Today I most often pray the rosary at Adoration, where I sit with my elderly father as well-worn black beads slip through his fingers. I have many rosaries (of course I do! Such pretty princess beads!) but my current favorite is the set that my husband bought me soon after Celeste's death. These beads are little pink hearts, and they speak of my little girl. They make me feel like a little girl, as well, and I realize that's just what I am when I pray -- Mama's little girl.

The rosary makes me feel like a child, safe in my mother's arms. Maybe it's my early experience with my grandmother's rosary that makes me feel like a little girl every time I pray the rosary. Or maybe it's just that that's truly what I become when I pray this way.

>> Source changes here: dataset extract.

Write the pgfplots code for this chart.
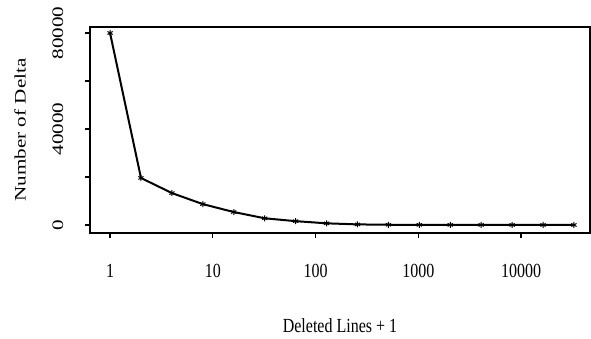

Perhaps someday a little girl will go to her grandmother's nightstand and gather up a rosary strung with tender pink hearts. Maybe she'll dance around, wearing it like a necklace, feeling like a princess. I hope so.

I still have the white plastic roses. I received them when my grandma died, when I was only seven. They are the only remembrance I was given. They are enough.

2 comments:

Laura said...

Cathy, this is so beautiful.
It took me a long time to be comforted by the Rosary. We really only said it as a family going to and from funerals and on long car trips. As a result, I grew up associating it with sad things.
Not so anymore.
Lovely lovely post.

Sarah Reinhard said...

Cathy, I love the image of a granddaughter of yours going to your nightstand. But wouldn't it just be precious if she found, instead of pink hearts, white roses... :)

As my family is not Catholic (yet, I always say "yet"), I don't have these fond memories of Catholic things, but I do so look forward to making them with my own children and grandchildren.

Thank you so much for baring your heart in this post and sharing this piece of yourself.